Inclusive Transportation
Veronica Davis
Inclusive Transportation is a vision for change and a new era of transportation planning. Veronica Davis explains why centering people in transportation decisions requires a great shift in how transportation planners and engineers are trained, how they communicate, the kind of data they collect, and how they work as professional teams. She examines what “equity” means for a transportation project, which is central to changing how we approach and solve problems to create something safer, better, and more useful for all people.
Highlights
There are plenty of “get out and move” campaigns, but how does one get out and move when there are no sidewalks or paths, no trees to provide shade, and no places to sit when one gets tired?
One thing that gets muddled as people in the United States attempt to adopt Vision Zero is conflation of the total number of crashes with the total number of crashes that lead to deaths and serious injuries. Vision Zero does not demand perfect records, and it recognizes that crashes will occur because we are human.
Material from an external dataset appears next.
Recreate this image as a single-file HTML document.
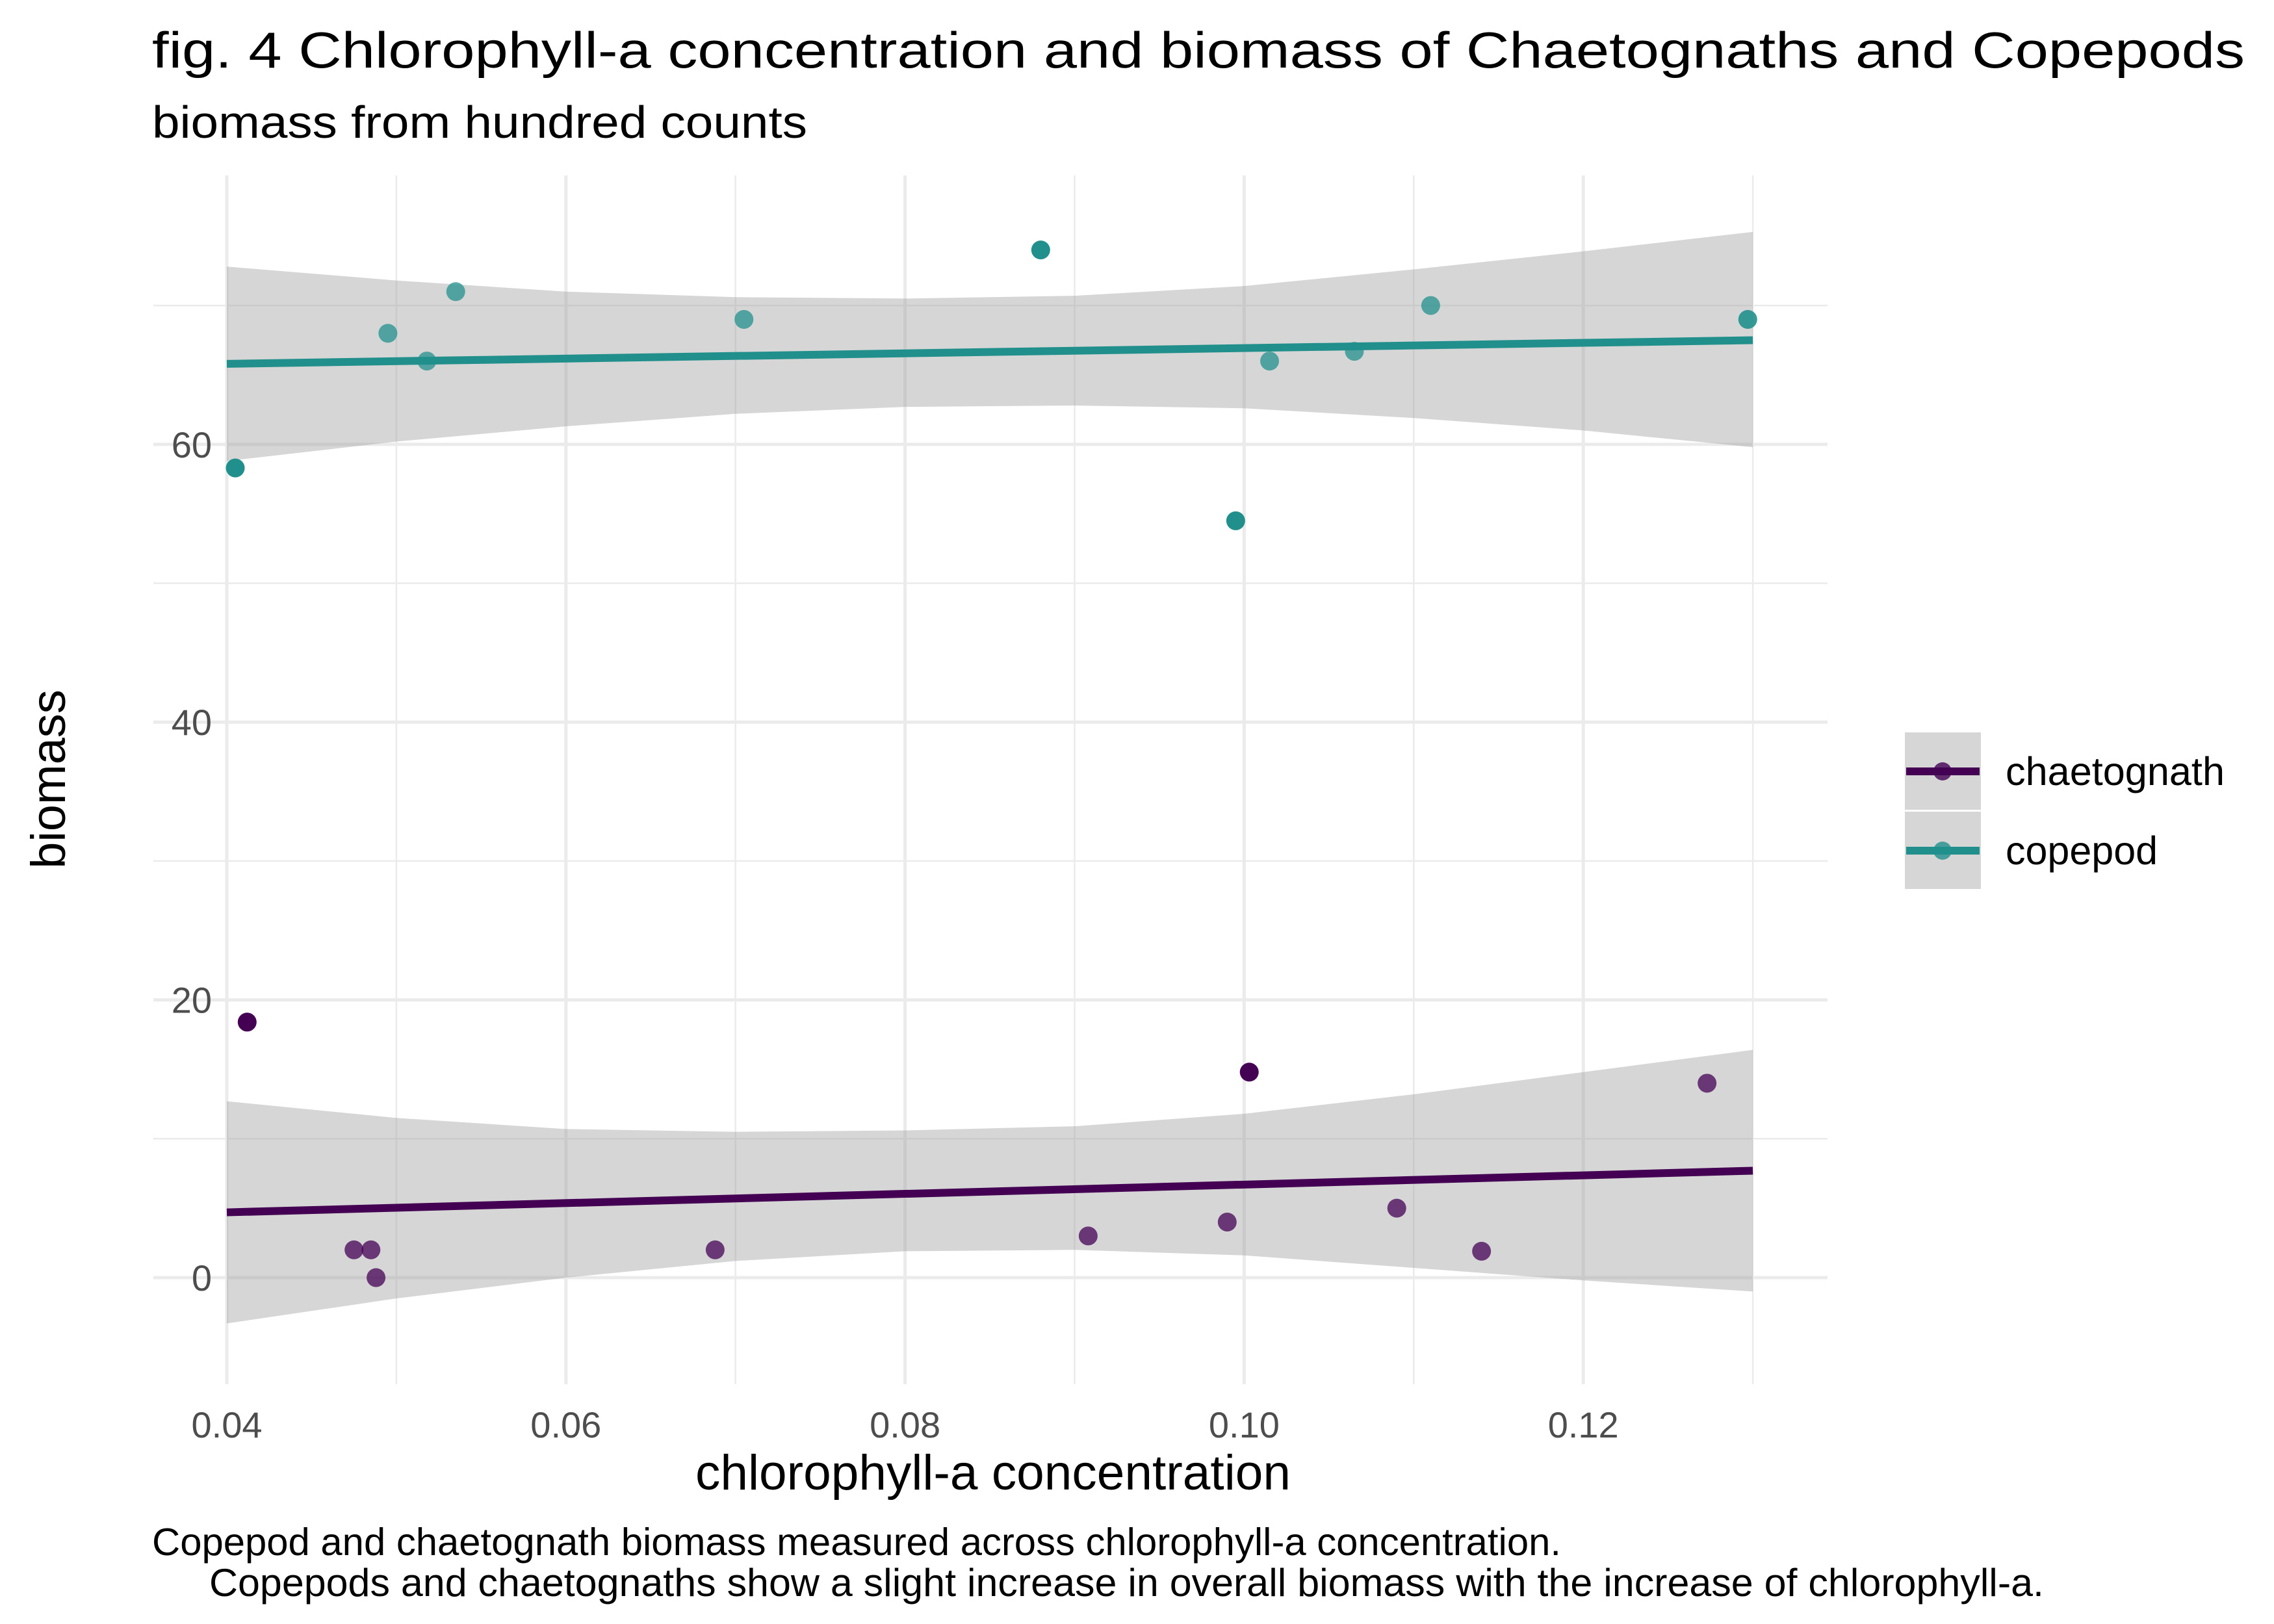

Instead, it argues that the focus should be on deaths and serious injuries.
The disconnect is compounded because project managers often do not understand engagement, or it is not something that is a strength for them. Very few project managers have both strength in the technical components and ideas for how to engage the public. A public engagement lead who is not included in technical meetings is left to rely on the project manager to communicate guidance from the client in the public engagement process. We have all played “telephone” and understand how this puts clear communication at risk.
The government entity did not listen to the community in the past, so every time it shows up for new community feedback, the community gets upset and brings up the issue from the past. The engineers or planners do not want to be yelled at by the public, so they create a process to minimize public engagement or concoct a convoluted faux-engagement process really designed to avoid getting yelled at. Then the community gets upset and sends emails or posts comments on the internet, which leads to engineers and planners being scared of the community. Rinse and repeat.
... none of us know what is going to happen in the future. Rather than project from what we can see today, we should be projecting from a vision of what we want life to be in the future. Projections based on the past are why we end up with wide roads.